Exercise instructions
Hunt for the word "this" across the entries below, copying each line that holds it.

****************************************

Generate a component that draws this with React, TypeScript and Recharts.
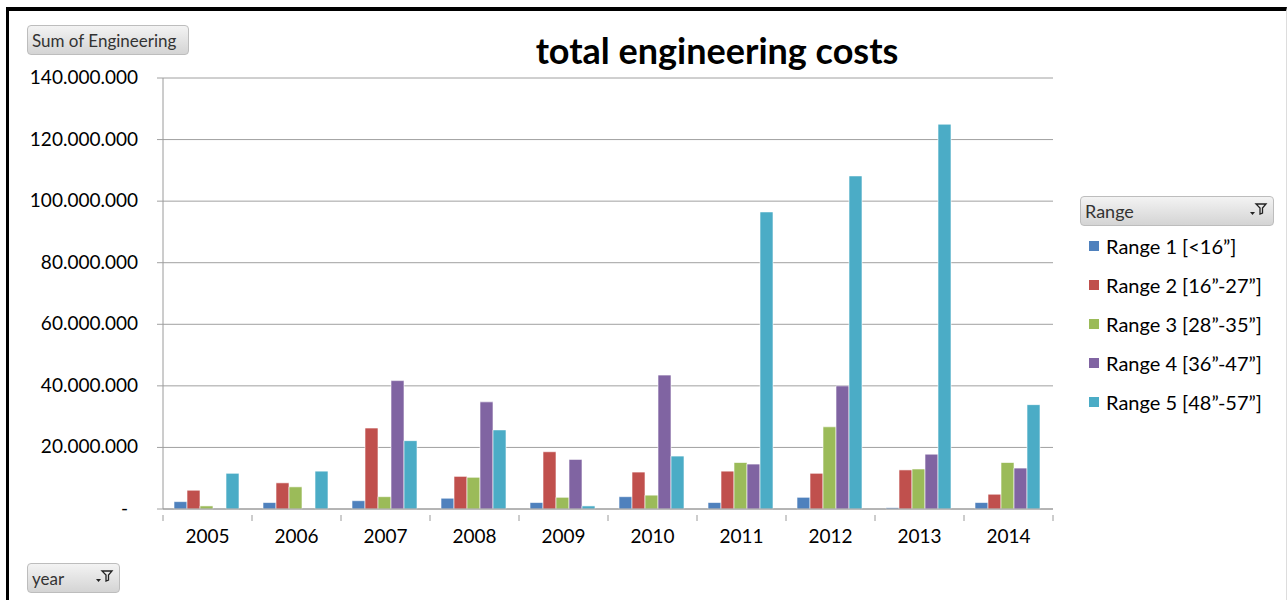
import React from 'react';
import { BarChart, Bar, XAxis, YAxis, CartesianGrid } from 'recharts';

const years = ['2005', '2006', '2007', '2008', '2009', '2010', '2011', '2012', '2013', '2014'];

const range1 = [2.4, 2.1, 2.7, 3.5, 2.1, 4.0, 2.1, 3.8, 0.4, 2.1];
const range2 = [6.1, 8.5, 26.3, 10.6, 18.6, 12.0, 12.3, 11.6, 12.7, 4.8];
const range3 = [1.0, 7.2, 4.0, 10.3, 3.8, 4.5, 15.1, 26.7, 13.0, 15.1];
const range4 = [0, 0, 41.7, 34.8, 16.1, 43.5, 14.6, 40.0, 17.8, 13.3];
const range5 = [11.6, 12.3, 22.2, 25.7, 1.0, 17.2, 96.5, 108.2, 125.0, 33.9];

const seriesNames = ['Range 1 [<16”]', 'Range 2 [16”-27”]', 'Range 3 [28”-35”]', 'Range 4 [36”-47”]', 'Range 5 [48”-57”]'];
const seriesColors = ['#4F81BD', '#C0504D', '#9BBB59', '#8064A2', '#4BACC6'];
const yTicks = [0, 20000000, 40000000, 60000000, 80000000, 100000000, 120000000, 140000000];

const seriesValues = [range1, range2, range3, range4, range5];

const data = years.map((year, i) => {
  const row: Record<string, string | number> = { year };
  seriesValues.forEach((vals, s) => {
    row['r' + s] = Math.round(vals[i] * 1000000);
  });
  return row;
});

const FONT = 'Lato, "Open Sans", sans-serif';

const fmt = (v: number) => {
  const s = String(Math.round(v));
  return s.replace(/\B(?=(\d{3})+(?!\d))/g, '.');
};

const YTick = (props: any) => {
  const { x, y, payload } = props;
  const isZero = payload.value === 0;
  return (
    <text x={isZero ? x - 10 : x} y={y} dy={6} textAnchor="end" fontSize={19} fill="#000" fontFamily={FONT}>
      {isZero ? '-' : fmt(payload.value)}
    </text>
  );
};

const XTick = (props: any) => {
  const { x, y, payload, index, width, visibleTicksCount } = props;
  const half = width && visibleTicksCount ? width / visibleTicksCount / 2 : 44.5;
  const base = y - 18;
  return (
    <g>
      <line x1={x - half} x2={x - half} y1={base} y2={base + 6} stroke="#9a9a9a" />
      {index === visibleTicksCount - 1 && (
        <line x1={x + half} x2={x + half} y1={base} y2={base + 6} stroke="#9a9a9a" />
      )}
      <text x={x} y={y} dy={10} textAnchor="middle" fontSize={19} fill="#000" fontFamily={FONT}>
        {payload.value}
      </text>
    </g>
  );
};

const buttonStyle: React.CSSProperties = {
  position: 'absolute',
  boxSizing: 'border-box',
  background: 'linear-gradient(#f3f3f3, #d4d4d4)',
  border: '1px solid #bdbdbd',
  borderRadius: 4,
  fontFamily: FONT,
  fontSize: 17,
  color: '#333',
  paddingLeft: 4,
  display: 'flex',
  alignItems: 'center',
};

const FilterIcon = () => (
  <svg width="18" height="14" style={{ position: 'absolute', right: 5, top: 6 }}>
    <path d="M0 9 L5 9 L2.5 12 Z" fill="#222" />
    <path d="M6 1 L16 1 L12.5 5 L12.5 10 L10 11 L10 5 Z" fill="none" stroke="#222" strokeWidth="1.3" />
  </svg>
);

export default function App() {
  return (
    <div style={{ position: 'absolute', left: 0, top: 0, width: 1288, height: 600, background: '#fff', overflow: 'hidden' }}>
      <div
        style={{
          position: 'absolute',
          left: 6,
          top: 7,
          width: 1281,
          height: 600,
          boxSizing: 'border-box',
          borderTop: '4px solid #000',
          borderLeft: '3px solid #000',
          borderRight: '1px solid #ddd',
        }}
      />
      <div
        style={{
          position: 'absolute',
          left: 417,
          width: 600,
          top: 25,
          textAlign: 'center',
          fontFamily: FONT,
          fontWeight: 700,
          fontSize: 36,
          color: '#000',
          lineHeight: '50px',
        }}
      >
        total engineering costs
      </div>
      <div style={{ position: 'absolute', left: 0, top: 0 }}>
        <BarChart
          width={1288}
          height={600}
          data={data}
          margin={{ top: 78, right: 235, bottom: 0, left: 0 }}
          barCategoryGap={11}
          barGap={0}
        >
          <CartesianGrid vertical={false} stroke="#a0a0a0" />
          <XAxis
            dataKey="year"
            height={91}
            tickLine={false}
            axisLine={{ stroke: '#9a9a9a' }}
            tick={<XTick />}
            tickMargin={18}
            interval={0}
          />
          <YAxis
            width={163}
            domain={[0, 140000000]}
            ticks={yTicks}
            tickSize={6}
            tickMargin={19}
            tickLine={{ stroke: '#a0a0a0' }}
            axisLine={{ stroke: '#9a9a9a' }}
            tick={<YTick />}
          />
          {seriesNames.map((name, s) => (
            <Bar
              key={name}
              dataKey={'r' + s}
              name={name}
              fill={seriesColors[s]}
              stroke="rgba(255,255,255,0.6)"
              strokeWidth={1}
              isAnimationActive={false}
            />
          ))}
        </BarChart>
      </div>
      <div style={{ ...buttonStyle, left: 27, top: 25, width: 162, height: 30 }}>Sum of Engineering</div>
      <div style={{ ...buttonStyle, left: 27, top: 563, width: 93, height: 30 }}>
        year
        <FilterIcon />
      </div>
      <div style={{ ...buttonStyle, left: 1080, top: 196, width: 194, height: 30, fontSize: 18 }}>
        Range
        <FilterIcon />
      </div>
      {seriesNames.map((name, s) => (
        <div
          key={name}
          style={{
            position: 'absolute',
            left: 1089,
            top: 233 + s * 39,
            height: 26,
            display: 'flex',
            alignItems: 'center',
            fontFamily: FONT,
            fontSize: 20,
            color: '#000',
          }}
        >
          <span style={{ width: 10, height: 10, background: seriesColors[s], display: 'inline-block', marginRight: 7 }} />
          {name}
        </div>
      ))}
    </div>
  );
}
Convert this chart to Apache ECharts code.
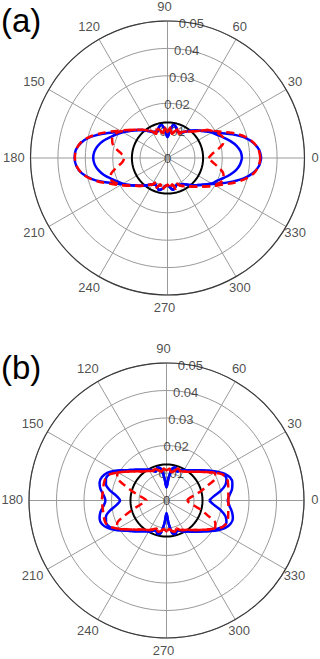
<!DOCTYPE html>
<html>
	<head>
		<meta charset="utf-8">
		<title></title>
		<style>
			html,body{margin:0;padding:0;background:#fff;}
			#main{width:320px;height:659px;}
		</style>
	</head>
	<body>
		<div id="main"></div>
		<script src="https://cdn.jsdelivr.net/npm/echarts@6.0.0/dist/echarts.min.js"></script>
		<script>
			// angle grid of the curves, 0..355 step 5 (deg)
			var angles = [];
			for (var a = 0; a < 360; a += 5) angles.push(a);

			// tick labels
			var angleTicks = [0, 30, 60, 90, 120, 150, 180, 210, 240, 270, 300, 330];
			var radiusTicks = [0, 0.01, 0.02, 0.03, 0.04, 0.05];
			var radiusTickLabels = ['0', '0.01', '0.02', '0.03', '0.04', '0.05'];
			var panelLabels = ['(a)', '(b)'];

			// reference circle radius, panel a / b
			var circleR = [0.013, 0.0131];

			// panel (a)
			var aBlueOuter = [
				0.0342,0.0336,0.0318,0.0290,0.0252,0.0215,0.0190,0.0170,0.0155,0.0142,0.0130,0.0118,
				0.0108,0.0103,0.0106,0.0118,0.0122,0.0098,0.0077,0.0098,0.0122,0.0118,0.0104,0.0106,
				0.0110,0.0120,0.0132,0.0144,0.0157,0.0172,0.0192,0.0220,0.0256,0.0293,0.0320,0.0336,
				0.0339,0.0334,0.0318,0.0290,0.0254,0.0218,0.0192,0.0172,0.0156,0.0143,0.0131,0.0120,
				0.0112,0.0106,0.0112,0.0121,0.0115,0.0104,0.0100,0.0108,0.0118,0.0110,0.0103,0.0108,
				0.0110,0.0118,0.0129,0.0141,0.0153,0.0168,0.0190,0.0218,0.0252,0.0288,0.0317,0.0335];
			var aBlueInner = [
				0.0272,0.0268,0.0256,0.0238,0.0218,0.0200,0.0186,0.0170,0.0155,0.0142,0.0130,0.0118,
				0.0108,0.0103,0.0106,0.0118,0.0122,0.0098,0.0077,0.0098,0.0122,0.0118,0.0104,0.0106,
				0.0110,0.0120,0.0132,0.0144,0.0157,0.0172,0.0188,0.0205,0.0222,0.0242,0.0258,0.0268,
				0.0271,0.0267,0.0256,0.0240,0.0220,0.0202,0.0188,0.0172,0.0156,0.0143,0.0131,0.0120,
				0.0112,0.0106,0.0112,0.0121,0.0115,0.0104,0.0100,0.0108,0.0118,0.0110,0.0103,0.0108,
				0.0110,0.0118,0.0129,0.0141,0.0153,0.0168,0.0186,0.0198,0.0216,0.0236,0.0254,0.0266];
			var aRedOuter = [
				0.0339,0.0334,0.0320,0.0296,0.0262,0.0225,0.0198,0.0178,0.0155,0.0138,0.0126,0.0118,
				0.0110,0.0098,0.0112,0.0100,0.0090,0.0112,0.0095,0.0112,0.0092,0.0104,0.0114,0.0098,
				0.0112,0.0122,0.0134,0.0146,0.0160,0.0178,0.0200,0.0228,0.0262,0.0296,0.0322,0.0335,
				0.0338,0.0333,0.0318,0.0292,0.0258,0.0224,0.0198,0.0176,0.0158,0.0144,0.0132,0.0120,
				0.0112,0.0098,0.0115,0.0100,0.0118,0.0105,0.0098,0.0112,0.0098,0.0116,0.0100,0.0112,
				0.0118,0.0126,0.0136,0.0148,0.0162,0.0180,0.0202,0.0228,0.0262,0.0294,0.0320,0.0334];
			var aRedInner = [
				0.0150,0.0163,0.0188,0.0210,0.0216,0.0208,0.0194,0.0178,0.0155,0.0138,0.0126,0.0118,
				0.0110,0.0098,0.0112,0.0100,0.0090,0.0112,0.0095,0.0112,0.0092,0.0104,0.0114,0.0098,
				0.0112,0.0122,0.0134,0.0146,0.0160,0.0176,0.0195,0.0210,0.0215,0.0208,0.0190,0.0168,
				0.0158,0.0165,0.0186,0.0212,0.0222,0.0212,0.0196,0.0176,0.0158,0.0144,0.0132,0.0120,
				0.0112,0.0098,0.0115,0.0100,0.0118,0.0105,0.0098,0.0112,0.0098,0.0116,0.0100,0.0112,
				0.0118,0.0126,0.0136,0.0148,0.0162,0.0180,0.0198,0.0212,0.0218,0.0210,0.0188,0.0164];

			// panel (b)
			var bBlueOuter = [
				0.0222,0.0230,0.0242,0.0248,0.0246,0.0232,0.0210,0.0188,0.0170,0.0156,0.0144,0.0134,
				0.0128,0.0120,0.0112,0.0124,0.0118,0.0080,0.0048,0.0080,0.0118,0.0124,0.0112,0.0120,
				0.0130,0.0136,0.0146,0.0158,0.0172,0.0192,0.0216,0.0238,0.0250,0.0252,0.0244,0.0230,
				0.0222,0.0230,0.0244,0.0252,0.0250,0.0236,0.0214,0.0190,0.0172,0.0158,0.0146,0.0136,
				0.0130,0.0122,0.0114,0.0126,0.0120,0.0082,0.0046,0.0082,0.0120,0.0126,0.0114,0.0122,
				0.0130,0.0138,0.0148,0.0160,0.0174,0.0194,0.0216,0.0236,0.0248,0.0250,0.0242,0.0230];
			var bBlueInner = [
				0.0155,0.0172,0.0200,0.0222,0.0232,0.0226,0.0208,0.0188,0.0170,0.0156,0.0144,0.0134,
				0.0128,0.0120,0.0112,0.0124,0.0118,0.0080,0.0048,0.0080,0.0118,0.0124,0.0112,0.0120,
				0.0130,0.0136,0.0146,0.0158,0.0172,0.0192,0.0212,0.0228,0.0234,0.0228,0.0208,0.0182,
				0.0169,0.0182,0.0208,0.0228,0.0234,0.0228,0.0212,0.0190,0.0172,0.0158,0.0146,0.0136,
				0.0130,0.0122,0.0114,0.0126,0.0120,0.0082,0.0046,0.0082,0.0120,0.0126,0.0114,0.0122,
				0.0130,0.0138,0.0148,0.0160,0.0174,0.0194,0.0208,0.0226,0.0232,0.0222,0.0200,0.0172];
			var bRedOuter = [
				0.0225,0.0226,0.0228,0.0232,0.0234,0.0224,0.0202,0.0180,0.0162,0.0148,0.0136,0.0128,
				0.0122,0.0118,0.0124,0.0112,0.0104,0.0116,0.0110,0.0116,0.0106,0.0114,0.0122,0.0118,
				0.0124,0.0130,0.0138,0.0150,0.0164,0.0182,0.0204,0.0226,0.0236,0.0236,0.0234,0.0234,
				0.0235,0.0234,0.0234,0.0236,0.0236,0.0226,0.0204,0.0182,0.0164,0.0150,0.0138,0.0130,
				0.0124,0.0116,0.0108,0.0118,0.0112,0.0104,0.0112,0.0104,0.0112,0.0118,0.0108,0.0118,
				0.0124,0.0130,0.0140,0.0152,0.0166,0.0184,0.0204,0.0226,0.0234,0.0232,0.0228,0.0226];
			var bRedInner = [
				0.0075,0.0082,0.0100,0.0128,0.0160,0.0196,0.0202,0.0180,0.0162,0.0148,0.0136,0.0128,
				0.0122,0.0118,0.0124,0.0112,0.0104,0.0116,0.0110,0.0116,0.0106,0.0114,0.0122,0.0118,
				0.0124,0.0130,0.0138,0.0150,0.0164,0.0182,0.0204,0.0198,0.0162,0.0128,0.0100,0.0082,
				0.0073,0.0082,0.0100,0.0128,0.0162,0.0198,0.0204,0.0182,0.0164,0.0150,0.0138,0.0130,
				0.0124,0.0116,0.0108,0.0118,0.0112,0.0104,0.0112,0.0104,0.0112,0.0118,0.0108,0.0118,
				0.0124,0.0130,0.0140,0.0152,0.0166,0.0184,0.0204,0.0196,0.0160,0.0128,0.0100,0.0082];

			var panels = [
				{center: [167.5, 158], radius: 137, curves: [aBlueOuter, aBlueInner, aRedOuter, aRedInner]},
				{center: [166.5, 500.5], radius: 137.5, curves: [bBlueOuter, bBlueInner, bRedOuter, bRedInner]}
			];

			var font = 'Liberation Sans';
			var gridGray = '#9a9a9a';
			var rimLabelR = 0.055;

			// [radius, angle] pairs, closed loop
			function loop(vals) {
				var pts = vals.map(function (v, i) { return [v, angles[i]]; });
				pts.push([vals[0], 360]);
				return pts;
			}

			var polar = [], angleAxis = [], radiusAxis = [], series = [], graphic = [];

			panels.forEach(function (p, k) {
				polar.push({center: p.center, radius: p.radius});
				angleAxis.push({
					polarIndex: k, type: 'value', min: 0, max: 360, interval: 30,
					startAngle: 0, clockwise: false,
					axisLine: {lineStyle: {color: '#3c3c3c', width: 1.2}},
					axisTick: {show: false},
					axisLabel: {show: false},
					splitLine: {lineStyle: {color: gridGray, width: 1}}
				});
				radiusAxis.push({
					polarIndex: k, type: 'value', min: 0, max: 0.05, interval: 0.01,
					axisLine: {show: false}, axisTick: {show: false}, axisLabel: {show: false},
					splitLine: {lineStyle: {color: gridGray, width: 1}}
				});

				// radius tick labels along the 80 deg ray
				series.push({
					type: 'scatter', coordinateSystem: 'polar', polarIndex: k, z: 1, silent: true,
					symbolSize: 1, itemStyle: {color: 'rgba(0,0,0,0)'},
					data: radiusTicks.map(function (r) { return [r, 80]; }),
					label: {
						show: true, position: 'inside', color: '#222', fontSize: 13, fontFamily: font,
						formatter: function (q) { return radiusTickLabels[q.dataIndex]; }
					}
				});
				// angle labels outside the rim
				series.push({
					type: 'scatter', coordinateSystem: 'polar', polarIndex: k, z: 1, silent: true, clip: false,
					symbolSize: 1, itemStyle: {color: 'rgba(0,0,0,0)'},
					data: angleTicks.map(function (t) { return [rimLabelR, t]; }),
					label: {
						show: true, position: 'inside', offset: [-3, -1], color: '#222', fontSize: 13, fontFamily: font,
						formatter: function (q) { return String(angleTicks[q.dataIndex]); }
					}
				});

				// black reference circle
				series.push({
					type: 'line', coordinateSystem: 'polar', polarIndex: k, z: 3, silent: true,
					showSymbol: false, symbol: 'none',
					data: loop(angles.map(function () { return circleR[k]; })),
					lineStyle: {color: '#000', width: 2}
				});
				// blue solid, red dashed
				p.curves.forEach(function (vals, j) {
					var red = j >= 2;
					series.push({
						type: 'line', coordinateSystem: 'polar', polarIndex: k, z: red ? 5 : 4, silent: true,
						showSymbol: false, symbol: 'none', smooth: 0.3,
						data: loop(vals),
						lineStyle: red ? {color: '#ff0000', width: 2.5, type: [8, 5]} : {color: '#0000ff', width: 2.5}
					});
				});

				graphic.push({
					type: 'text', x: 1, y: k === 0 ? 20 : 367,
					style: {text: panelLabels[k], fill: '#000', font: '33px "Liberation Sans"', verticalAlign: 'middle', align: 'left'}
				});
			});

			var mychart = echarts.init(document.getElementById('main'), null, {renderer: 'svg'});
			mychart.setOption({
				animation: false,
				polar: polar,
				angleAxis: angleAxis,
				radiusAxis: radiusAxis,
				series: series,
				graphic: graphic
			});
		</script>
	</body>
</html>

****************************************

Task output
Generate a component that draws this with React, TypeScript and Recharts.
Convert this chart to Apache ECharts code.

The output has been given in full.